The findings demonstrate the feasibility, safety, and potential efficacy of Neo-DCVac in treating heavily pretreated advanced lung cancer patients. The observed response rates, although from a small pilot study, are encouraging, particularly considering the poor prognosis of the patient population. The successful elicitation of specific T-cell responses against neoantigens supports the rationale for this approach. The apparent correlation between the number of neoantigens recognized and clinical outcome warrants further investigation with a larger cohort. The synergistic effect observed with ICIs suggests a potential benefit of combination therapy. Limitations of bioinformatics neoantigen prediction and the need for improved screening methods are acknowledged. Further research with larger sample sizes is needed to validate these findings and optimize the vaccine strategy.

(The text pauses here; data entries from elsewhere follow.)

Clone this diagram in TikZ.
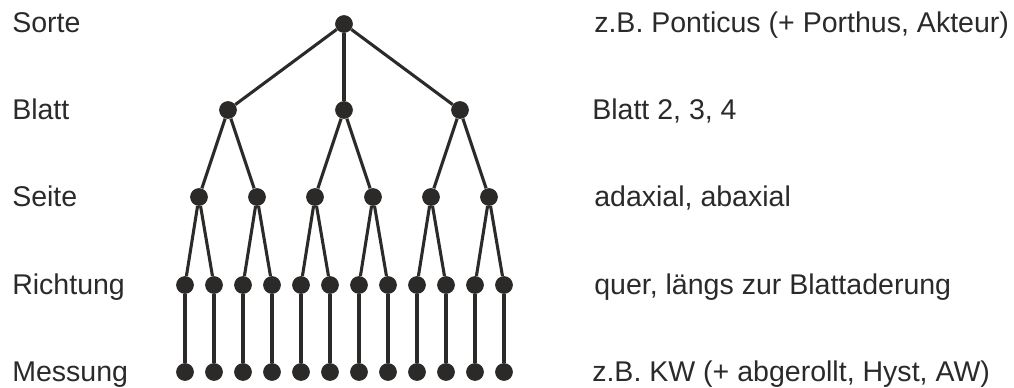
\documentclass[tikz,border=0pt]{standalone}
\usepackage{fontspec}
\setmainfont{Liberation Sans}
\definecolor{ink}{HTML}{2B2A28}
\definecolor{txt}{HTML}{2A2A2A}
\begin{document}
\begin{tikzpicture}[x=0.75pt,y=-0.75pt,
  dot/.style={circle,fill=ink,inner sep=0pt,minimum size=13.3pt},
  edge/.style={draw=ink,line width=2.3pt},
  lbl/.style={anchor=base west,inner sep=0pt,text=txt,font=\fontsize{21.4}{25}\selectfont}]
\useasboundingbox (0,0) rectangle (1014,387);
% levels
\node[dot] (r) at (344,24) {};
\foreach \i/\x in {1/228,2/344,3/460} \node[dot] (b\i) at (\x,110) {};
\foreach \i in {1,...,6} \node[dot] (s\i) at ({199+58*(\i-1)},197) {};
\foreach \i in {1,...,12} {
  \node[dot] (d\i) at ({185+29*(\i-1)},285) {};
  \node[dot] (m\i) at ({185+29*(\i-1)},372) {};
}
% edges
\foreach \i in {1,2,3} \draw[edge] (r) -- (b\i);
\foreach \i/\p in {1/1,2/1,3/2,4/2,5/3,6/3} \draw[edge] (b\p) -- (s\i);
\foreach \i/\p in {1/1,2/1,3/2,4/2,5/3,6/3,7/4,8/4,9/5,10/5,11/6,12/6} \draw[edge] (s\p) -- (d\i);
\foreach \i in {1,...,12} \draw[edge] (d\i) -- (m\i);
% labels
\node[lbl] (l1) at (12,32) {Sorte};
\node[lbl] (l2) at (12,119) {Blatt};
\node[lbl] (l3) at (12,206) {Seite};
\node[lbl] (l4) at (12,294) {Richtung};
\node[lbl] (l5) at (12,381) {Messung};
\node[lbl] (t1) at (594,32) {z.B. Ponticus (+ Porthus, Akteur)};
\node[lbl] (t2) at (592,119) {Blatt 2, 3, 4};
\node[lbl] (t3) at (594,206) {adaxial, abaxial};
\node[lbl] (t4) at (594,294) {quer, längs zur Blattaderung};
\node[lbl] (t5) at (592,381) {z.B. KW (+ abgerollt, Hyst, AW)};
\end{tikzpicture}
\end{document}
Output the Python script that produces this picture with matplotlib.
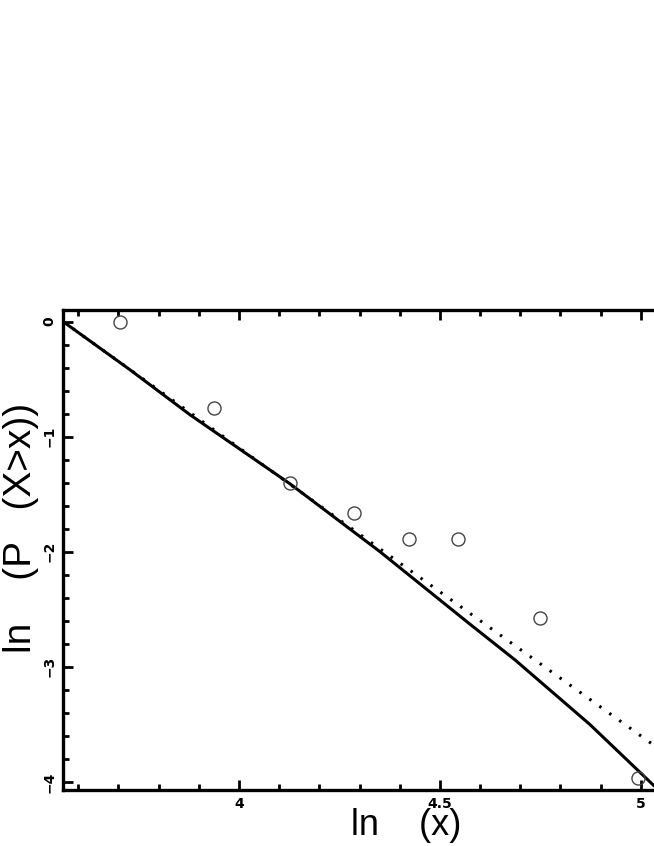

This pilot study provides initial evidence for the safety and efficacy of a personalized neoantigen-pulsed dendritic cell vaccine in advanced lung cancer. The observed response rates, and particularly the evidence of synergy with immune checkpoint inhibitors, justify further investigation in larger, controlled clinical trials. Improving neoantigen prediction and optimizing vaccine design are crucial for enhancing the therapeutic potential of this approach.

The primary limitation is the small sample size of this pilot study, which restricts the statistical power and generalizability of the findings. The study's single-arm design prevents direct comparison with other treatment strategies. The reliance on in silico neoantigen prediction introduces uncertainty, and the potential impact of this on the results is acknowledged. The analysis of T-cell responses was also limited to a subset of patients. Further studies are needed to validate these findings and address these limitations.